Chip operating temperatures

tom cloud cloud at hagar.ph.utexas.edu
Fri Sep 27 14:32:42 GMT 1996


somebody wrote:
>>Just think of the power dissipation from four coil drivers at say
>>40% dutycycle at 6000 rpm (dwell = 4mS/Wasted-Spark) and say eight
>>injector drivers at 75% dutycycle at 6000 rpm (Fuel p/w = 15mS/SEFI)
>>Typically, a 4 cylinder ECU can be sucking up to 10 Amps when the
>>engine's really revving, I don't have figures to hand for 8 cylinder
>>systems and of course all these figures depend on coil/injector type
>>and so on, but we're still talking about passing a lot of current
>>through the system. 120 watts can have pretty serious heating effects
>>on the box especially if it's mounted in an area of static airflow.
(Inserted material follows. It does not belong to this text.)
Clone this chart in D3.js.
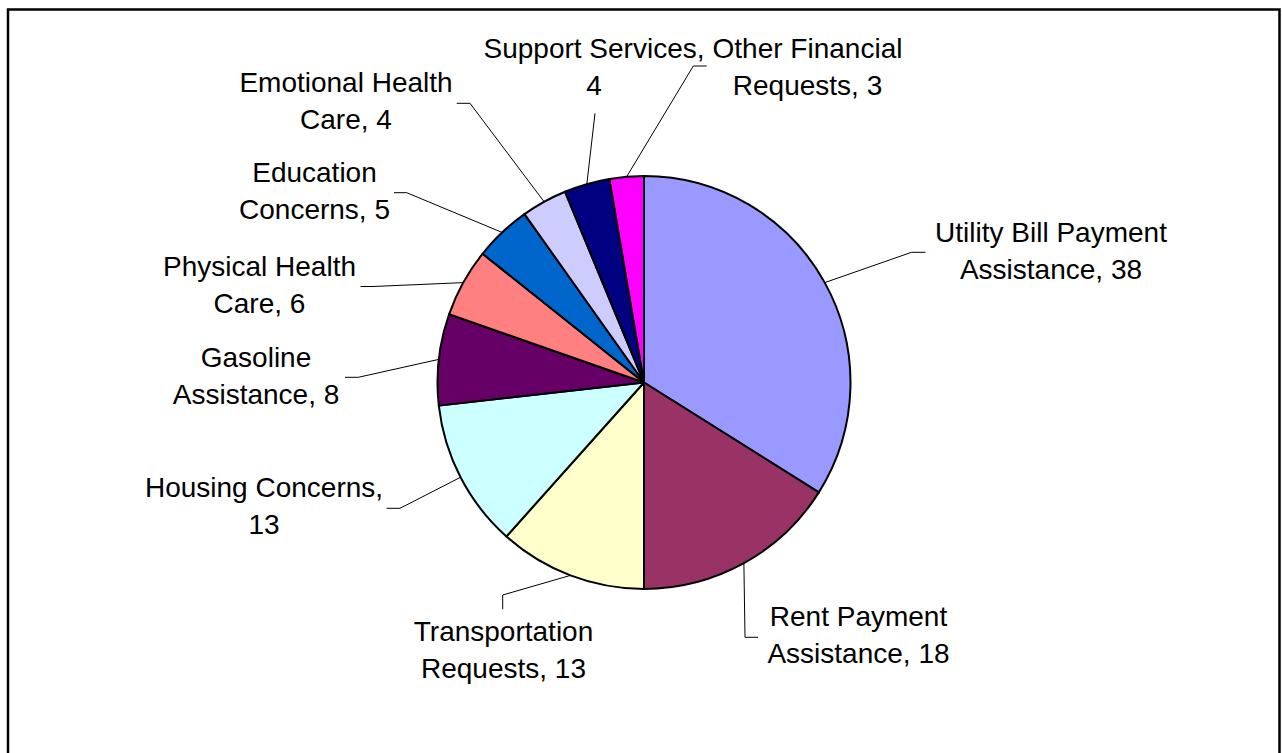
<!DOCTYPE html>
<html>
<head>
<meta charset="utf-8">
<script src="https://cdn.jsdelivr.net/npm/d3@7"></script>
<style>
  html, body { margin: 0; padding: 0; background: #fff; }
  svg { display: block; }
  text { font-family: "Liberation Sans", Arial, sans-serif; font-size: 28px; fill: #000; }
</style>
</head>
<body>
<svg id="chart" width="1282" height="753"></svg>
<script>
// ---- data ----
const categories = [
  "Utility Bill Payment Assistance",
  "Rent Payment Assistance",
  "Transportation Requests",
  "Housing Concerns",
  "Gasoline Assistance",
  "Physical Health Care",
  "Education Concerns",
  "Emotional Health Care",
  "Support Services",
  "Other Financial Requests"
];
const values = [38, 18, 13, 13, 8, 6, 5, 4, 4, 3];
const colors = ["#9999FF", "#993366", "#FFFFCC", "#CCFFFF", "#660066",
                "#FF8080", "#0066CC", "#CCCCFF", "#000080", "#FF00FF"];
// number of words on the first label line
const wordsOnFirstLine = [3, 2, 1, 2, 1, 2, 1, 2, 2, 2];

// ---- layout (label anchors and leader elbows) ----
const labelLayout = [
  { x: 1051, y: 241.5, elbow: [911.5, 252.3], end: [925.5, 252.3] },
  { x: 858.5, y: 626, elbow: [745, 637.3], end: [758, 637.3] },
  { x: 503.5, y: 640.7, elbow: [502.7, 595], end: [502.7, 609.3] },
  { x: 264, y: 496.7, elbow: [400, 508.3], end: [386.7, 508.3] },
  { x: 256, y: 366.7, elbow: [358.3, 377.3], end: [345, 377.3] },
  { x: 259.5, y: 276, elbow: [373, 286.5], end: [360.5, 286.5] },
  { x: 314.5, y: 182.3, elbow: [406.7, 192.7], end: [394, 192.7] },
  { x: 346, y: 92, elbow: [470, 103.3], end: [456.7, 103.3] },
  { x: 594, y: 58, elbow: [595, 113.3], end: [595, 113.3] },
  { x: 807.5, y: 58, elbow: [693.3, 66], end: [706.7, 66] }
];
const lineGap = 37;

const W = 1282, H = 753;
const cx = 644, cy = 382.5, R = 206.5;

const svg = d3.select("#chart");

// frame
svg.append("rect")
  .attr("x", 8).attr("y", 9.5)
  .attr("width", 1271.5).attr("height", 800)
  .attr("fill", "#fff")
  .attr("stroke", "#000").attr("stroke-width", 2.5);

const data = categories.map((c, i) => ({ cat: c, value: values[i], color: colors[i], i }));

const pie = d3.pie().value(d => d.value).sort(null);
const arcs = pie(data);
const arc = d3.arc().innerRadius(0).outerRadius(R);

const g = svg.append("g").attr("transform", `translate(${cx},${cy})`);

g.selectAll("path.slice")
  .data(arcs)
  .join("path")
  .attr("class", "slice")
  .attr("d", arc)
  .attr("fill", d => d.data.color)
  .attr("stroke", "#000")
  .attr("stroke-width", 2)
  .attr("stroke-linejoin", "round");

// leader lines
const leaders = svg.append("g");
arcs.forEach((a, i) => {
  const mid = (a.startAngle + a.endAngle) / 2;
  const sx = cx + R * Math.sin(mid);
  const sy = cy - R * Math.cos(mid);
  const L = labelLayout[i];
  leaders.append("path")
    .attr("d", d3.line()([[sx, sy], L.elbow, L.end]))
    .attr("fill", "none")
    .attr("stroke", "#000")
    .attr("stroke-width", 1);
});

// labels
const labels = svg.append("g");
arcs.forEach((a, i) => {
  const full = `${a.data.cat}, ${a.data.value}`;
  const words = full.split(" ");
  const n = wordsOnFirstLine[i];
  const lines = [words.slice(0, n).join(" "), words.slice(n).join(" ")];
  const L = labelLayout[i];
  const t = labels.append("text")
    .attr("text-anchor", "middle");
  lines.forEach((ln, k) => {
    t.append("tspan").attr("x", L.x).attr("y", L.y + k * lineGap).text(ln);
  });
});
</script>
</body>
</html>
Krister Wikstrom <kwi at mamma.icl.fi> replied:
>I think the 120W is not dissipated at the driver location, most goes to the
injectors. If the driver sinks 10A
>and drops maybe 0.6V, the "warming" power is 6W - right? Using some low
RDSon MOSFETs etc. may have even lower voltage drop and power dissipation.
>
An' then I says:

I've not been reading this thread real thoroughly so I missed the
original post.  A switch dissipates *NO* power, but a transistor
is not a perfect switch.  An injector may take an ampere pulse, but
I think their holding current is less (don't know about this).
Like Kris said, assuming 1 amp: any good switching power transistor
will have a VCE(sat) (that's the voltage across it when it's ON) of
less than 1 volt, maybe .3 to .6 volts.  Switching FET might be less.
Anyway: the power dissipated at 1 amp would be 1 amp times .6 volts
or 600 milliwatts.  If one driver is pulsing several injectors,
the power would be proportionally higher.  The *good* thing about
this is that those transistors can be bolted to the case and the
heat will mostly go outside.  It's the VLSI and TTL chips that
get hot and have no direct path to the outside for that heat.
They probably do more to raise the internal temp than anything else.